If you buy into dream control, you’re definitely the trusting sort. The creator of the Yumemiru is a Japanese advertising firm called Hakuhodo, “so don’t be surprised if you awaken yearning to buy something random,” burbles Cassandra Daily. To my mind, if you’re willing to cede command of your dreams to an advertising agency, you haven’t immersed yourself sufficiently in TV’s Mad Men or listened to enough of Terry O’Reilly’s fantastic CBC radio series Under the Influence. Talk about making a pact with the Devil; this is handing over your psyche, lock, stock and barrel.
But these Japanese advertisers aren’t the only ones promising to sculpt your nocturnal adventures. A British psychologist called Richard Wiseman has developed seductive soundscapes for Apple’s mobile operating system iOS in an app called Dream:ON. Its 20 scenarios include “Space Shuttle,” “Wild West” and “A Trip to Tokyo.” (Japan again. Hmm.)
Downloading this app is, suspiciously, free. I smell a quick and easy route to mass thought control, but then, I’m not a joiner. Says Cassandra Daily, “the hope is that this unique dream database will ultimately provide valuable research for helping sufferers of depression.” I know that when I’m depressed, it’s my most fervent desire to find myself roping steers and shooting cowboys (or vice versa) whenever I’m not singing Don’t Stop Believin’ over slabs of raw eel in a Tokyo karaoke bar.
But this isn’t even the sum total of the mind manipulation on offer. Simply visit the iTunes store to find an app called Sigmund that was designed by Harvard PhD student Daniel Nadler. During a sleep study for the Mind/Brain/Behavior Interfaculty Initiative (no alarm bells there), Nadler found that he could direct 40 percent of the dreams of participants by staging readings during their REM cycles.
You can do it yourself using Sigmund, which provides you with 1,000 keywords from which to create your own “dream story” that will be read aloud to you while you’re dormant.
“If the app proves a hit, ‘event dreaming’ could become the next hot form of entertainment,” says the relentlessly upbeat Cassandra Daily.

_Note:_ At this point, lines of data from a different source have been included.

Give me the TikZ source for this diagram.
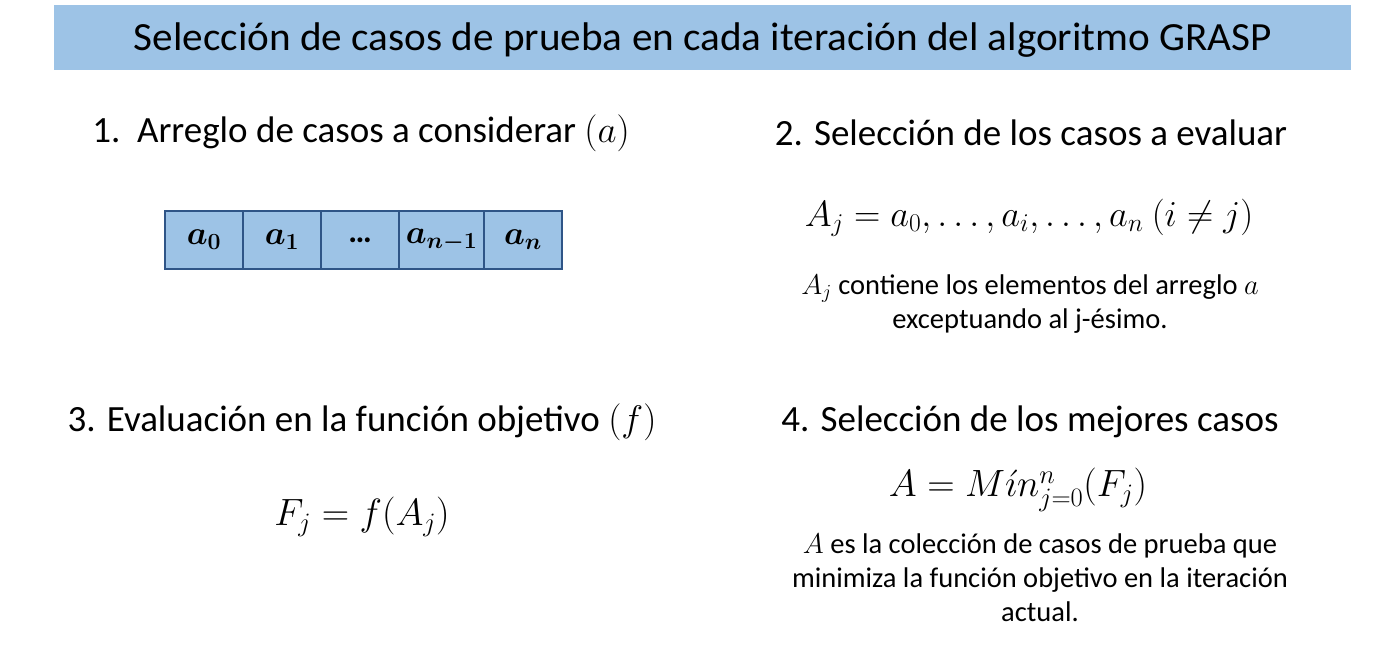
\RequirePackage{fix-cm}
\documentclass[tikz,border=0pt]{standalone}
\usepackage{amsmath}
\usepackage{fontspec}
\setmainfont{Carlito}
\definecolor{barblue}{HTML}{9DC3E6}
\definecolor{cellblue}{HTML}{9DC3E6}
\definecolor{edgeblue}{HTML}{2F5587}
\begin{document}
\begin{tikzpicture}[x=1pt,y=-1pt,
  heading/.style={font=\fontsize{37}{44}\selectfont, inner sep=0pt},
  desc/.style={font=\fontsize{28.5}{34}\selectfont, align=center, inner sep=0pt},
  formula/.style={font=\fontsize{38}{44}\selectfont, inner sep=0pt},
  cell/.style={draw=edgeblue, fill=cellblue, line width=2pt, minimum height=58pt, inner sep=0pt, font=\fontsize{33}{36}\selectfont}]
\useasboundingbox (0,0) rectangle (1395,647);
\fill[white] (0,0) rectangle (1395,647);
\node[fill=barblue, minimum width=1297pt, minimum height=65pt, inner sep=0pt] (title) at (702.5,37.5) {};
\node[font=\fontsize{40}{44}\selectfont, inner sep=0pt, anchor=base] (titletext) at (703,51) {\scalebox{1.03}[1]{Selección de casos de prueba en cada iteración del algoritmo GRASP}};
\node[heading] (h1) at (361,133) {1.\ \ Arreglo de casos a considerar $(a)$};
\node[heading] (h2) at (1031,133) {2. Selección de los casos a evaluar};
\node[heading] (h3) at (362,422) {3. Evaluación en la función objetivo $(f)$};
\node[heading] (h4) at (1030,422) {4. Selección de los mejores casos};
% array
\node[cell, minimum width=78pt] (c0) at (204,240) {$\boldsymbol{a_0}$};
\node[cell, minimum width=78pt] (c1) at (282,240) {$\boldsymbol{a_1}$};
\node[cell, minimum width=78pt] (c2) at (360,240) {\bfseries …};
\node[cell, minimum width=85pt] (c3) at (441.5,240) {$\boldsymbol{a_{n-1}}$};
\node[cell, minimum width=78pt] (c4) at (523,240) {$\boldsymbol{a_n}$};
% formulas
\node[formula, font=\fontsize{36.5}{42}\selectfont] (f2) at (1029,218) {$A_j = a_0, \ldots, a_i, \ldots, a_n\ (i \neq j)$};
\node[desc] (d2) at (1030,304) {$A_j$ contiene los elementos del arreglo $a$\\exceptuando al j-ésimo.};
\node[formula] (f3) at (362,517) {$F_j = f(A_j)$};
\node[formula] (f4) at (1018,490) {$A = M\acute{\imath}n_{j=0}^{n}(F_j)$};
\node[desc] (d4) at (1040,578) {$A$ es la colección de casos de prueba que\\minimiza la función objetivo en la iteración\\actual.};
\end{tikzpicture}
\end{document}
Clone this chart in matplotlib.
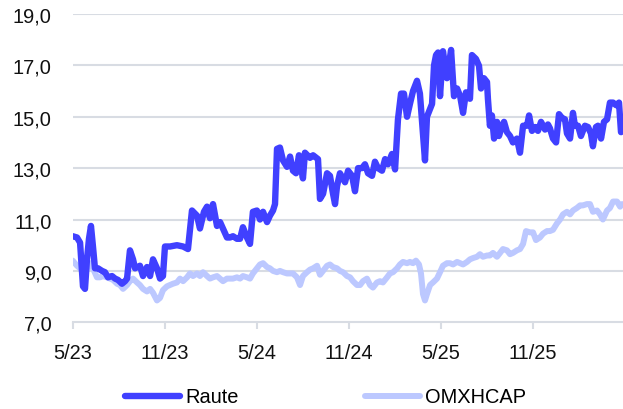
import numpy as np
import matplotlib
matplotlib.use('Agg')
import matplotlib.pyplot as plt
from matplotlib.ticker import FuncFormatter

# months since 5/2023
raute_months = [0.0, 0.28, 0.48, 0.67, 0.80, 0.93, 1.06, 1.19, 1.32, 1.45, 1.65, 1.91, 2.10, 2.30, 2.56,
                2.76, 2.95, 3.21, 3.41, 3.54, 3.73, 3.93, 4.06, 4.38, 4.58, 4.84, 5.04, 5.23, 5.49, 5.69,
                5.88, 6.01, 6.34, 6.79, 7.19, 7.51, 7.77, 8.10, 8.29, 8.55, 8.75, 8.94, 9.14, 9.40, 9.60,
                9.86, 10.05, 10.25, 10.44, 10.70, 10.90, 11.09, 11.35, 11.55, 11.74, 12.00, 12.20, 12.40,
                12.66, 12.85, 13.05, 13.18, 13.31, 13.50, 13.70, 13.96, 14.16, 14.35, 14.55, 14.74, 15.00,
                15.13, 15.46, 15.66, 15.98, 16.11, 16.31, 16.57, 16.76, 16.96, 17.09, 17.22, 17.41, 17.74,
                17.94, 18.20, 18.39, 18.59, 18.85, 19.04, 19.24, 19.50, 19.69, 19.89, 20.15, 20.35, 20.54,
                20.80, 21.00, 21.19, 21.39, 21.58, 21.78, 21.97, 22.17, 22.43, 22.62, 22.76, 22.95, 23.08,
                23.28, 23.41, 23.54, 23.67, 23.80, 23.93, 24.12, 24.38, 24.65, 24.84, 25.04, 25.24, 25.43,
                25.62, 25.88, 26.01, 26.27, 26.47, 26.60, 26.79, 26.99, 27.05, 27.18, 27.31, 27.45, 27.64,
                27.77, 27.97, 28.10, 28.29, 28.49, 28.68, 28.94, 29.14, 29.34, 29.60, 29.73, 29.92, 30.12,
                30.31, 30.51, 30.77, 30.96, 31.09, 31.29, 31.49, 31.68, 31.88, 32.07, 32.20, 32.40, 32.59,
                32.72, 32.92, 33.11, 33.37, 33.57, 33.76, 33.89, 34.09, 34.22, 34.42, 34.61, 34.81, 35.00,
                35.20, 35.40, 35.59, 35.72]
raute = [10.35, 10.3, 10.1, 8.4, 8.3, 9.45, 10.25, 10.75, 9.95, 9.1, 9.1, 9.0, 8.95, 8.75, 8.8,
         8.7, 8.65, 8.5, 8.6, 8.7, 9.8, 9.45, 9.1, 9.2, 8.8, 9.15, 8.8, 9.45, 9.1, 8.7,
         8.8, 9.95, 9.95, 10.0, 9.95, 9.85, 11.35, 11.15, 10.65, 11.3, 11.5, 11.05, 11.6, 10.75, 10.9,
         10.55, 10.3, 10.3, 10.35, 10.25, 10.25, 10.7, 10.3, 10.05, 11.3, 11.35, 11.0, 11.3,
         10.9, 11.15, 11.35, 11.6, 13.75, 13.8, 13.3, 13.05, 13.45, 12.9, 12.8, 13.5, 12.6,
         13.6, 13.4, 13.5, 13.35, 11.8, 12.0, 12.8, 12.7, 12.0, 11.6, 12.3, 12.8, 12.45,
         12.9, 12.7, 12.1, 13.0, 13.0, 13.15, 12.8, 12.7, 13.25, 13.0, 12.9, 13.35, 13.15,
         13.55, 12.95, 14.9, 15.9, 15.9, 15.0, 15.5, 16.0, 16.4, 15.9, 14.8, 13.3, 15.0,
         15.3, 15.5, 17.0, 17.4, 17.5, 15.8, 17.55, 16.5, 17.6, 15.8, 16.1, 15.8, 15.15,
         15.95, 15.7, 17.4, 17.25, 16.98, 16.1, 16.5, 16.35, 15.7, 14.65, 15.05, 14.15, 14.8,
         14.25, 14.65, 14.8, 14.4, 14.25, 14.0, 14.15, 13.6, 14.65, 14.65, 15.05, 14.45, 14.6,
         14.45, 14.8, 14.5, 14.7, 14.55, 14.15, 14.0, 15.1, 14.95, 14.9, 14.35, 14.15, 15.15,
         14.65, 14.65, 14.25, 14.65, 14.6, 14.35, 13.85, 14.6, 14.65, 14.15, 14.8, 14.9, 15.55,
         15.55, 15.45, 15.55, 14.4]

omx_months = [0.0, 0.28, 0.48, 0.67, 0.93, 1.13, 1.32, 1.58, 1.78, 1.97, 2.23, 2.43, 2.63, 2.89, 3.08,
              3.28, 3.54, 3.73, 3.93, 4.19, 4.38, 4.58, 4.84, 5.04, 5.23, 5.49, 5.69, 5.88, 6.14, 6.34,
              6.53, 6.79, 6.99, 7.19, 7.45, 7.64, 7.84, 8.10, 8.29, 8.49, 8.75, 8.94, 9.14, 9.40, 9.60,
              9.79, 10.05, 10.25, 10.44, 10.70, 10.90, 11.09, 11.35, 11.55, 11.74, 12.00, 12.20, 12.40,
              12.66, 12.85, 13.05, 13.31, 13.50, 13.70, 13.96, 14.16, 14.35, 14.61, 14.81, 15.00, 15.26,
              15.46, 15.66, 15.92, 16.11, 16.31, 16.57, 16.76, 16.96, 17.22, 17.41, 17.61, 17.87, 18.07,
              18.26, 18.52, 18.72, 18.91, 19.17, 19.37, 19.56, 19.82, 20.02, 20.21, 20.48, 20.67, 20.87,
              21.13, 21.32, 21.52, 21.78, 21.97, 22.17, 22.36, 22.56, 22.69, 22.82, 22.95, 23.08, 23.28,
              23.47, 23.73, 23.93, 24.12, 24.38, 24.58, 24.78, 25.04, 25.24, 25.43, 25.69, 25.88, 26.08,
              26.34, 26.53, 26.73, 26.99, 27.18, 27.38, 27.64, 27.84, 28.03, 28.29, 28.49, 28.68, 28.94,
              29.14, 29.34, 29.53, 29.79, 29.99, 30.18, 30.44, 30.64, 30.90, 31.09, 31.29, 31.55, 31.75,
              31.94, 32.20, 32.40, 32.59, 32.85, 33.05, 33.24, 33.50, 33.70, 33.89, 34.16, 34.35, 34.54,
              34.81, 35.00, 35.20, 35.46, 35.66, 35.79]
omx = [9.4, 9.2, 9.1, 8.95, 9.1, 9.3, 9.1, 8.75, 8.75, 8.8, 8.75, 8.7, 8.65, 8.5, 8.45,
       8.3, 8.45, 8.6, 8.7, 8.55, 8.45, 8.3, 8.2, 8.3, 8.15, 7.85, 7.95, 8.25, 8.4, 8.45,
       8.5, 8.55, 8.7, 8.6, 8.75, 8.9, 8.8, 8.9, 8.8, 8.95, 8.8, 8.7, 8.75, 8.8, 8.7,
       8.6, 8.7, 8.7, 8.7, 8.75, 8.7, 8.8, 8.75, 8.7, 8.9, 9.1, 9.25, 9.3,
       9.15, 9.1, 9.0, 8.95, 9.0, 8.95, 8.9, 8.9, 8.9, 8.75, 8.45, 8.8, 8.95,
       9.05, 9.1, 9.2, 8.85, 9.0, 9.2, 9.25, 9.15, 9.1, 9.0, 8.95, 8.8, 8.75,
       8.6, 8.45, 8.45, 8.6, 8.7, 8.45, 8.35, 8.55, 8.6, 8.55, 8.75, 8.9, 8.95,
       9.1, 9.25, 9.35, 9.3, 9.35, 9.3, 9.4, 9.25, 8.9, 8.1, 7.85, 8.1, 8.45,
       8.55, 8.7, 8.95, 9.2, 9.3, 9.3, 9.25, 9.35, 9.3, 9.25, 9.35, 9.45, 9.5,
       9.55, 9.65, 9.55, 9.6, 9.6, 9.7, 9.55, 9.7, 9.85, 9.8, 9.65, 9.7, 9.8,
       9.85, 10.05, 10.55, 10.5, 10.5, 10.2, 10.3, 10.45, 10.55, 10.55, 10.6, 10.85, 11.0,
       11.2, 11.3, 11.2, 11.35, 11.45, 11.55, 11.55, 11.6, 11.6, 11.3, 11.35, 11.2, 11.0,
       11.35, 11.45, 11.7, 11.7, 11.5, 11.6]

tick_pos = [0, 6, 12, 18, 24, 30]
tick_labels = ['5/23', '11/23', '5/24', '11/24', '5/25', '11/25']
y_ticks = [7, 9, 11, 13, 15, 17, 19]

plt.rcParams['font.family'] = ['Liberation Sans', 'DejaVu Sans']
grid_col = '#D8DCE3'

fig = plt.figure(figsize=(6.23, 4.10), dpi=100)
ax = fig.add_axes([0.1167, 0.2115, 0.8833, 0.752])

ax.plot(omx_months, omx, color='#BCC8FF', lw=4.3, solid_capstyle='round', solid_joinstyle='round',
        label='OMXHCAP', zorder=3)
ax.plot(raute_months, raute, color='#4040FF', lw=4.6, solid_capstyle='round', solid_joinstyle='round',
        label='Raute', zorder=4)

ax.set_xlim(0, 35.85)
ax.set_ylim(7, 19)
ax.set_yticks(y_ticks)
ax.yaxis.set_major_formatter(FuncFormatter(lambda v, p: f'{v:.1f}'.replace('.', ',')))
ax.set_xticks(tick_pos)
ax.set_xticklabels(tick_labels)

for y in y_ticks[1:]:
    ax.axhline(y, color=grid_col, lw=1.5, zorder=1)

for s in ['top', 'right', 'left']:
    ax.spines[s].set_visible(False)
ax.spines['bottom'].set_color(grid_col)
ax.spines['bottom'].set_linewidth(1.5)

ax.tick_params(axis='y', length=0, pad=15, labelsize=14.4, labelcolor='#111111')
ax.tick_params(axis='x', length=5, width=1.5, color=grid_col, pad=10, labelsize=14.4, labelcolor='#111111')

handles, labels = ax.get_legend_handles_labels()
fig.legend(handles[::-1], labels[::-1], loc='center', bbox_to_anchor=(0.5225, 1 - 398 / 410), ncol=2,
           frameon=False, fontsize=14.4, handlelength=2.75, handletextpad=0.25, columnspacing=6.3)

plt.savefig('out.png', dpi=100)
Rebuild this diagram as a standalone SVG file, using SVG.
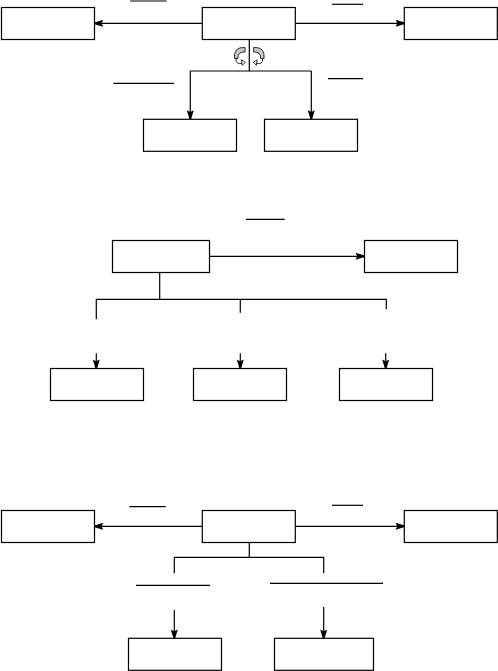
<svg xmlns="http://www.w3.org/2000/svg" width="498" height="671" viewBox="0 0 498 671">
<style>
.box{fill:#fff;stroke:#000;stroke-width:1.2}
.ln{fill:none;stroke:#000;stroke-width:1.2}
.arr{fill:none;stroke:#000;stroke-width:1.2;marker-end:url(#ah)}
.lbl{stroke:#000;stroke-width:1.2}
.rot{fill:#c8c8c8;stroke:#000;stroke-width:0.8}
.rotl{fill:none;stroke:#000;stroke-width:0.8}
</style>
<defs>
<marker id="ah" viewBox="0 0 10 8" refX="10" refY="4" markerWidth="9" markerHeight="7" markerUnits="userSpaceOnUse" orient="auto">
<path d="M0,0 L10,3 L10,5 L0,8 L2,4 Z" fill="#000"/>
</marker>
</defs>
<rect width="498" height="671" fill="#fff"/>
<g id="connectors">
<!-- section 1 -->
<line class="arr" x1="202" y1="23.3" x2="94.5" y2="23.3"/>
<line class="arr" x1="295.3" y1="23.3" x2="404.3" y2="23.3"/>
<polyline class="ln" points="249.3,39.5 249.3,71 190.3,71"/>
<line class="ln" x1="249.3" y1="71" x2="311.3" y2="71"/>
<line class="arr" x1="190.3" y1="71" x2="190.3" y2="119"/>
<line class="arr" x1="311.3" y1="71" x2="311.3" y2="119"/>
<line class="lbl" x1="130" y1="1" x2="166.7" y2="1"/>
<line class="lbl" x1="332" y1="4.3" x2="363" y2="4.3"/>
<line class="lbl" x1="113.3" y1="83.3" x2="174" y2="83.3"/>
<line class="lbl" x1="328" y1="78.7" x2="363" y2="78.7"/>
<!-- section 2 -->
<line class="arr" x1="209.3" y1="256.3" x2="364.3" y2="256.3"/>
<line class="lbl" x1="246" y1="219.3" x2="284.7" y2="219.3"/>
<line class="ln" x1="159.7" y1="272.3" x2="159.7" y2="299.3"/>
<polyline class="ln" points="96.3,319.3 96.3,299.3 386.3,299.3 386.3,309.3"/>
<line class="ln" x1="240.3" y1="299.3" x2="240.3" y2="312.7"/>
<line class="arr" x1="96.3" y1="353.3" x2="96.3" y2="368.3"/>
<line class="arr" x1="240.3" y1="353.3" x2="240.3" y2="368.3"/>
<line class="arr" x1="385.7" y1="353.3" x2="385.7" y2="368.3"/>
<!-- section 3 -->
<line class="arr" x1="202" y1="526.3" x2="94.5" y2="526.3"/>
<line class="arr" x1="295.3" y1="526.3" x2="404.3" y2="526.3"/>
<line class="lbl" x1="129.3" y1="506.7" x2="165.7" y2="506.7"/>
<line class="lbl" x1="332" y1="505.3" x2="363" y2="505.3"/>
<line class="ln" x1="249.3" y1="542.3" x2="249.3" y2="557.3"/>
<polyline class="ln" points="174.3,573.3 174.3,557.3 323.7,557.3 323.7,573.3"/>
<line class="lbl" x1="136" y1="585.3" x2="210" y2="585.3"/>
<line class="lbl" x1="270" y1="583.3" x2="383" y2="583.3"/>
<line class="arr" x1="174.3" y1="610" x2="174.3" y2="638.3"/>
<line class="arr" x1="323.7" y1="607" x2="323.7" y2="638.3"/>
</g>
<g id="rotation-icons">
<g id="rot-left">
<path class="rot" d="M245,47.5 Q233.5,46.5 234.5,58.5 L238,58.5 Q237.5,51.5 245,52 Z"/>
<path class="rotl" d="M236,58.5 Q235.5,65.5 243,63"/>
<path d="M245.3,62.3 L241.5,59.8 L242.2,65.3 Z" fill="#fff" stroke="#000" stroke-width="0.8"/>
</g>
<g id="rot-right">
<path class="rot" d="M253.6,47.5 Q265.1,46.5 264.1,58.5 L260.6,58.5 Q261.1,51.5 253.6,52 Z"/>
<path class="rotl" d="M262.6,58.5 Q263.1,65.5 255.6,63"/>
<path d="M253.3,62.3 L257.1,59.8 L256.4,65.3 Z" fill="#fff" stroke="#000" stroke-width="0.8"/>
</g>
</g>
<g id="n1-left"><rect class="box" x="1.5" y="7.5" width="93" height="32"/></g>
<g id="n1-center"><rect class="box" x="202.3" y="7.5" width="93" height="32"/></g>
<g id="n1-right"><rect class="box" x="404.3" y="7.5" width="93" height="32"/></g>
<g id="n1-bottom-left"><rect class="box" x="143.5" y="119.3" width="93" height="32"/></g>
<g id="n1-bottom-right"><rect class="box" x="264.5" y="119.3" width="93" height="32"/></g>
<g id="n2-top-left"><rect class="box" x="112.5" y="240.5" width="97" height="32"/></g>
<g id="n2-top-right"><rect class="box" x="364.5" y="240.5" width="93" height="32"/></g>
<g id="n2-bottom-left"><rect class="box" x="50.5" y="368.5" width="93" height="32"/></g>
<g id="n2-bottom-middle"><rect class="box" x="193.5" y="368.5" width="93" height="32"/></g>
<g id="n2-bottom-right"><rect class="box" x="339.5" y="368.5" width="93" height="32"/></g>
<g id="n3-left"><rect class="box" x="1.5" y="510.5" width="93" height="32"/></g>
<g id="n3-center"><rect class="box" x="202.3" y="510.5" width="93" height="32"/></g>
<g id="n3-right"><rect class="box" x="404.3" y="510.5" width="93" height="32"/></g>
<g id="n3-bottom-left"><rect class="box" x="128.5" y="638.3" width="93" height="32"/></g>
<g id="n3-bottom-right"><rect class="box" x="274.5" y="638.3" width="99" height="32"/></g>
</svg>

In the interest of leaving pretty much nothing to chance, another application devoted to “life-tracking” promises to turn your most tedious real-time activities into “beautiful visualizations” by means of happiness trackers. When you’re in a good mood, you can register it through your handheld device on Happstr so an icon can pinpoint the locations of you and your fellow chirpy nutbars on an interactive map.
You’ll be alerted as other users check in so you can charge up to happy-go-lucky strangers and bust their bliss by blathering at them about your awesome rhododendrons or C+ in math, or whatever has got you smiling this time. Or, as Cassandra Daily puts it, you can share your “exultant moments.” Remember when people used to share their exultant moments with their partners, parents and friends? (Well, I do.)
Lord. It’s got to be exhausting regulating and keeping tabs on everything from your hourly mood swings to your nightly dreams. I thought the 1970s was the “Me” decade -- the masses’ obsession with self then was peanuts compared to this. Welcome to the “i” decade.